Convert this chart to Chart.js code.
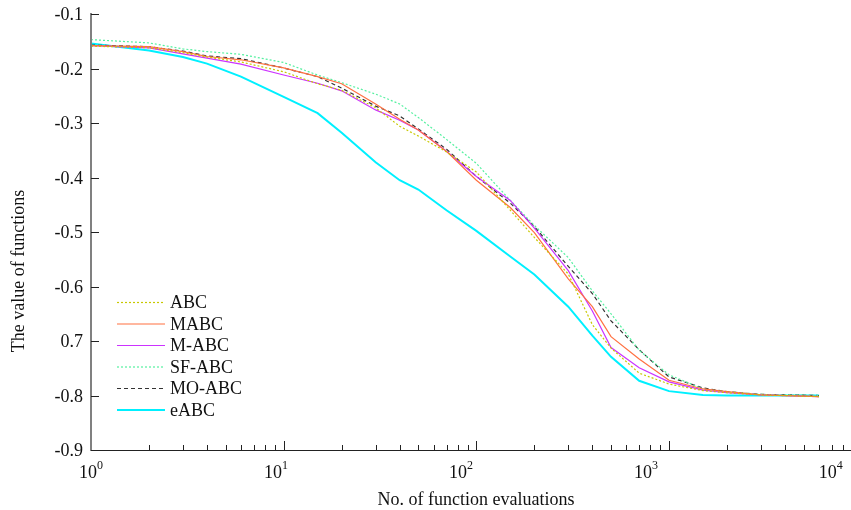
<!DOCTYPE html>
<html>
<head>
<meta charset="utf-8">
<script src="https://cdn.jsdelivr.net/npm/chart.js@4.4.0/dist/chart.umd.min.js"></script>
<style>
html, body { margin: 0; padding: 0; background: #fff; }
</style>
</head>
<body>
<canvas id="grafico" width="851" height="510"></canvas>
<script>
// datos
const evaluaciones = [1, 2, 3, 4, 6, 10, 15, 20, 30, 40, 50, 70, 100, 150, 200, 300, 400, 500, 700, 1000, 1500, 2000, 3000, 6000];
const nombres = ['ABC', 'MABC', 'M-ABC', 'SF-ABC', 'MO-ABC', 'eABC'];

const valoresABC   = [-0.159, -0.162, -0.171, -0.179, -0.188, -0.206, -0.228, -0.240, -0.272, -0.306, -0.324, -0.353, -0.390, -0.460, -0.510, -0.577, -0.670, -0.713, -0.759, -0.779, -0.791, -0.795, -0.799, -0.802];
const valoresMABC  = [-0.158, -0.160, -0.169, -0.178, -0.184, -0.199, -0.215, -0.228, -0.265, -0.293, -0.313, -0.352, -0.405, -0.455, -0.501, -0.586, -0.637, -0.692, -0.733, -0.772, -0.788, -0.793, -0.799, -0.802];
const valoresMABC2 = [-0.158, -0.162, -0.173, -0.181, -0.192, -0.212, -0.227, -0.241, -0.276, -0.295, -0.313, -0.352, -0.398, -0.442, -0.493, -0.571, -0.645, -0.712, -0.749, -0.775, -0.790, -0.795, -0.799, -0.802];
const valoresSF    = [-0.147, -0.153, -0.164, -0.169, -0.174, -0.189, -0.212, -0.226, -0.247, -0.265, -0.290, -0.330, -0.374, -0.442, -0.488, -0.547, -0.608, -0.650, -0.717, -0.762, -0.788, -0.793, -0.798, -0.800];
const valoresMO    = [-0.157, -0.160, -0.168, -0.177, -0.182, -0.199, -0.215, -0.236, -0.269, -0.287, -0.311, -0.348, -0.398, -0.447, -0.490, -0.563, -0.613, -0.663, -0.716, -0.766, -0.786, -0.793, -0.798, -0.800];
const valoresEABC  = [-0.154, -0.167, -0.179, -0.191, -0.215, -0.252, -0.282, -0.318, -0.372, -0.405, -0.422, -0.460, -0.498, -0.545, -0.578, -0.637, -0.690, -0.729, -0.773, -0.792, -0.799, -0.800, -0.800, -0.800];

const ticksY = [-0.1, -0.2, -0.3, -0.4, -0.5, -0.6, -0.7, -0.8, -0.9];
const etiquetasY = ['-0.1', '-0.2', '-0.3', '-0.4', '-0.5', '-0.6', '0.7', '-0.8', '-0.9'];
const exponentesX = ['0', '1', '2', '3', '4'];

const colores = ['#c8c800', '#ff7040', '#cc33ff', '#55f0a0', '#333333', '#00f0ff'];
const guiones = [[2, 2], [], [], [2, 2], [4, 3], []];
const grosores = [1.2, 1.2, 1.2, 1.2, 1.2, 2];

const series = [valoresABC, valoresMABC, valoresMABC2, valoresSF, valoresMO, valoresEABC];

const FUENTE = '"Liberation Serif", "Times New Roman", serif';

const ejesPlugin = {
    id: 'ejes',
    afterDraw(chart) {
        const ctx = chart.ctx;
        const area = chart.chartArea;
        const sx = chart.scales.x;
        const sy = chart.scales.y;
        ctx.save();

        // eje x
        ctx.strokeStyle = '#222';
        ctx.lineWidth = 1;
        ctx.beginPath();
        ctx.moveTo(area.left, area.bottom + 0.5);
        ctx.lineTo(area.right, area.bottom + 0.5);
        ctx.stroke();

        // marcas x (hacia dentro)
        for (let d = 1; d <= 1000; d *= 10) {
            for (let m = 1; m <= 9; m++) {
                const v = d * m;
                if (v > sx.max) continue;
                const px = Math.round(sx.getPixelForValue(v)) + 0.5;
                const largo = m === 1 ? 9 : 5;
                ctx.beginPath();
                ctx.moveTo(px, area.bottom);
                ctx.lineTo(px, area.bottom - largo);
                ctx.stroke();
            }
        }

        // etiquetas x
        ctx.fillStyle = '#111';
        ctx.textBaseline = 'alphabetic';
        ctx.textAlign = 'left';
        exponentesX.forEach((e, k) => {
            const cx = sx.getPixelForValue(Math.pow(10, k * 0.96));
            ctx.font = '18px ' + FUENTE;
            const w1 = ctx.measureText('10').width;
            ctx.font = '12px ' + FUENTE;
            const w2 = ctx.measureText(e).width;
            const x0 = cx - (w1 + w2) / 2;
            ctx.font = '18px ' + FUENTE;
            ctx.fillText('10', x0, 478);
            ctx.font = '12px ' + FUENTE;
            ctx.fillText(e, x0 + w1, 469);
        });

        // eje y
        ctx.strokeStyle = '#808080';
        ctx.lineWidth = 2;
        ctx.beginPath();
        ctx.moveTo(area.left, area.top - 1);
        ctx.lineTo(area.left, area.bottom + 1);
        ctx.stroke();

        ctx.strokeStyle = '#222';
        ctx.lineWidth = 1;
        ctx.font = '18px ' + FUENTE;
        ctx.textAlign = 'right';
        ctx.textBaseline = 'middle';
        ticksY.forEach((v, i) => {
            const py = Math.round(sy.getPixelForValue(v)) + 0.5;
            ctx.beginPath();
            ctx.moveTo(area.left, py);
            ctx.lineTo(area.left + 8, py);
            ctx.stroke();
            ctx.fillText(etiquetasY[i], 83, py + 1);
        });

        // titulos
        ctx.textAlign = 'center';
        ctx.textBaseline = 'middle';
        ctx.fillText('No. of function evaluations', 476, 500);
        ctx.save();
        ctx.translate(19, 271);
        ctx.rotate(-Math.PI / 2);
        ctx.fillText('The value of functions', 0, 0);
        ctx.restore();

        // leyenda
        ctx.textAlign = 'left';
        chart.data.datasets.forEach((ds, i) => {
            const y = 302.5 + i * 21.5;
            ctx.strokeStyle = ds.borderColor;
            ctx.lineWidth = ds.borderWidth;
            ctx.setLineDash(ds.borderDash);
            ctx.beginPath();
            ctx.moveTo(117, y);
            ctx.lineTo(165, y);
            ctx.stroke();
            ctx.setLineDash([]);
            ctx.fillStyle = '#111';
            ctx.fillText(ds.label, 170, y + 1);
        });

        ctx.restore();
    }
};

new Chart(document.getElementById('grafico'), {
    type: 'line',
    data: {
        datasets: series.map((vals, i) => ({
            label: nombres[i],
            data: evaluaciones.map((x, j) => ({ x: x, y: vals[j] })),
            borderColor: colores[i],
            borderWidth: grosores[i],
            borderDash: guiones[i],
            pointRadius: 0,
            tension: 0,
            fill: false
        }))
    },
    options: {
        responsive: false,
        animation: false,
        layout: { padding: { left: 91, right: 0, top: 14, bottom: 60 } },
        plugins: { legend: { display: false }, tooltip: { enabled: false } },
        scales: {
            x: { type: 'logarithmic', min: 1, max: 8800, display: false },
            y: { type: 'linear', min: -0.9, max: -0.1, display: false }
        }
    },
    plugins: [ejesPlugin]
});
</script>
</body>
</html>
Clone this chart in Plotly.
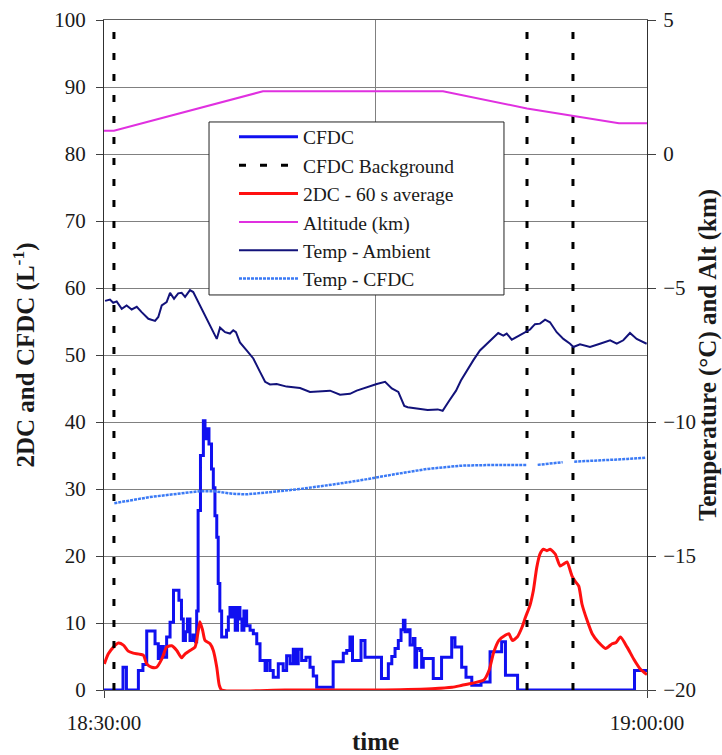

> **Directions for this task**
Leave out the pictures and return every record word for word.

> **Exercise solution**
Convert this chart to Chart.js code.
<!DOCTYPE html>
<html>
<head>
<meta charset="utf-8">
<script src="https://cdn.jsdelivr.net/npm/chart.js@4.4.0/dist/chart.umd.min.js"></script>
<style>
html, body { margin: 0; padding: 0; background: #fff; }
</style>
</head>
<body>
<canvas id="grafico" width="851" height="510"></canvas>
<script>
// datos
const evaluaciones = [1, 2, 3, 4, 6, 10, 15, 20, 30, 40, 50, 70, 100, 150, 200, 300, 400, 500, 700, 1000, 1500, 2000, 3000, 6000];
const nombres = ['ABC', 'MABC', 'M-ABC', 'SF-ABC', 'MO-ABC', 'eABC'];

const valoresABC   = [-0.159, -0.162, -0.171, -0.179, -0.188, -0.206, -0.228, -0.240, -0.272, -0.306, -0.324, -0.353, -0.390, -0.460, -0.510, -0.577, -0.670, -0.713, -0.759, -0.779, -0.791, -0.795, -0.799, -0.802];
const valoresMABC  = [-0.158, -0.160, -0.169, -0.178, -0.184, -0.199, -0.215, -0.228, -0.265, -0.293, -0.313, -0.352, -0.405, -0.455, -0.501, -0.586, -0.637, -0.692, -0.733, -0.772, -0.788, -0.793, -0.799, -0.802];
const valoresMABC2 = [-0.158, -0.162, -0.173, -0.181, -0.192, -0.212, -0.227, -0.241, -0.276, -0.295, -0.313, -0.352, -0.398, -0.442, -0.493, -0.571, -0.645, -0.712, -0.749, -0.775, -0.790, -0.795, -0.799, -0.802];
const valoresSF    = [-0.147, -0.153, -0.164, -0.169, -0.174, -0.189, -0.212, -0.226, -0.247, -0.265, -0.290, -0.330, -0.374, -0.442, -0.488, -0.547, -0.608, -0.650, -0.717, -0.762, -0.788, -0.793, -0.798, -0.800];
const valoresMO    = [-0.157, -0.160, -0.168, -0.177, -0.182, -0.199, -0.215, -0.236, -0.269, -0.287, -0.311, -0.348, -0.398, -0.447, -0.490, -0.563, -0.613, -0.663, -0.716, -0.766, -0.786, -0.793, -0.798, -0.800];
const valoresEABC  = [-0.154, -0.167, -0.179, -0.191, -0.215, -0.252, -0.282, -0.318, -0.372, -0.405, -0.422, -0.460, -0.498, -0.545, -0.578, -0.637, -0.690, -0.729, -0.773, -0.792, -0.799, -0.800, -0.800, -0.800];

const ticksY = [-0.1, -0.2, -0.3, -0.4, -0.5, -0.6, -0.7, -0.8, -0.9];
const etiquetasY = ['-0.1', '-0.2', '-0.3', '-0.4', '-0.5', '-0.6', '0.7', '-0.8', '-0.9'];
const exponentesX = ['0', '1', '2', '3', '4'];

const colores = ['#c8c800', '#ff7040', '#cc33ff', '#55f0a0', '#333333', '#00f0ff'];
const guiones = [[2, 2], [], [], [2, 2], [4, 3], []];
const grosores = [1.2, 1.2, 1.2, 1.2, 1.2, 2];

const series = [valoresABC, valoresMABC, valoresMABC2, valoresSF, valoresMO, valoresEABC];

const FUENTE = '"Liberation Serif", "Times New Roman", serif';

const ejesPlugin = {
    id: 'ejes',
    afterDraw(chart) {
        const ctx = chart.ctx;
        const area = chart.chartArea;
        const sx = chart.scales.x;
        const sy = chart.scales.y;
        ctx.save();

        // eje x
        ctx.strokeStyle = '#222';
        ctx.lineWidth = 1;
        ctx.beginPath();
        ctx.moveTo(area.left, area.bottom + 0.5);
        ctx.lineTo(area.right, area.bottom + 0.5);
        ctx.stroke();

        // marcas x (hacia dentro)
        for (let d = 1; d <= 1000; d *= 10) {
            for (let m = 1; m <= 9; m++) {
                const v = d * m;
                if (v > sx.max) continue;
                const px = Math.round(sx.getPixelForValue(v)) + 0.5;
                const largo = m === 1 ? 9 : 5;
                ctx.beginPath();
                ctx.moveTo(px, area.bottom);
                ctx.lineTo(px, area.bottom - largo);
                ctx.stroke();
            }
        }

        // etiquetas x
        ctx.fillStyle = '#111';
        ctx.textBaseline = 'alphabetic';
        ctx.textAlign = 'left';
        exponentesX.forEach((e, k) => {
            const cx = sx.getPixelForValue(Math.pow(10, k * 0.96));
            ctx.font = '18px ' + FUENTE;
            const w1 = ctx.measureText('10').width;
            ctx.font = '12px ' + FUENTE;
            const w2 = ctx.measureText(e).width;
            const x0 = cx - (w1 + w2) / 2;
            ctx.font = '18px ' + FUENTE;
            ctx.fillText('10', x0, 478);
            ctx.font = '12px ' + FUENTE;
            ctx.fillText(e, x0 + w1, 469);
        });

        // eje y
        ctx.strokeStyle = '#808080';
        ctx.lineWidth = 2;
        ctx.beginPath();
        ctx.moveTo(area.left, area.top - 1);
        ctx.lineTo(area.left, area.bottom + 1);
        ctx.stroke();

        ctx.strokeStyle = '#222';
        ctx.lineWidth = 1;
        ctx.font = '18px ' + FUENTE;
        ctx.textAlign = 'right';
        ctx.textBaseline = 'middle';
        ticksY.forEach((v, i) => {
            const py = Math.round(sy.getPixelForValue(v)) + 0.5;
            ctx.beginPath();
            ctx.moveTo(area.left, py);
            ctx.lineTo(area.left + 8, py);
            ctx.stroke();
            ctx.fillText(etiquetasY[i], 83, py + 1);
        });

        // titulos
        ctx.textAlign = 'center';
        ctx.textBaseline = 'middle';
        ctx.fillText('No. of function evaluations', 476, 500);
        ctx.save();
        ctx.translate(19, 271);
        ctx.rotate(-Math.PI / 2);
        ctx.fillText('The value of functions', 0, 0);
        ctx.restore();

        // leyenda
        ctx.textAlign = 'left';
        chart.data.datasets.forEach((ds, i) => {
            const y = 302.5 + i * 21.5;
            ctx.strokeStyle = ds.borderColor;
            ctx.lineWidth = ds.borderWidth;
            ctx.setLineDash(ds.borderDash);
            ctx.beginPath();
            ctx.moveTo(117, y);
            ctx.lineTo(165, y);
            ctx.stroke();
            ctx.setLineDash([]);
            ctx.fillStyle = '#111';
            ctx.fillText(ds.label, 170, y + 1);
        });

        ctx.restore();
    }
};

new Chart(document.getElementById('grafico'), {
    type: 'line',
    data: {
        datasets: series.map((vals, i) => ({
            label: nombres[i],
            data: evaluaciones.map((x, j) => ({ x: x, y: vals[j] })),
            borderColor: colores[i],
            borderWidth: grosores[i],
            borderDash: guiones[i],
            pointRadius: 0,
            tension: 0,
            fill: false
        }))
    },
    options: {
        responsive: false,
        animation: false,
        layout: { padding: { left: 91, right: 0, top: 14, bottom: 60 } },
        plugins: { legend: { display: false }, tooltip: { enabled: false } },
        scales: {
            x: { type: 'logarithmic', min: 1, max: 8800, display: false },
            y: { type: 'linear', min: -0.9, max: -0.1, display: false }
        }
    },
    plugins: [ejesPlugin]
});
</script>
</body>
</html>
Clone this chart in Plotly.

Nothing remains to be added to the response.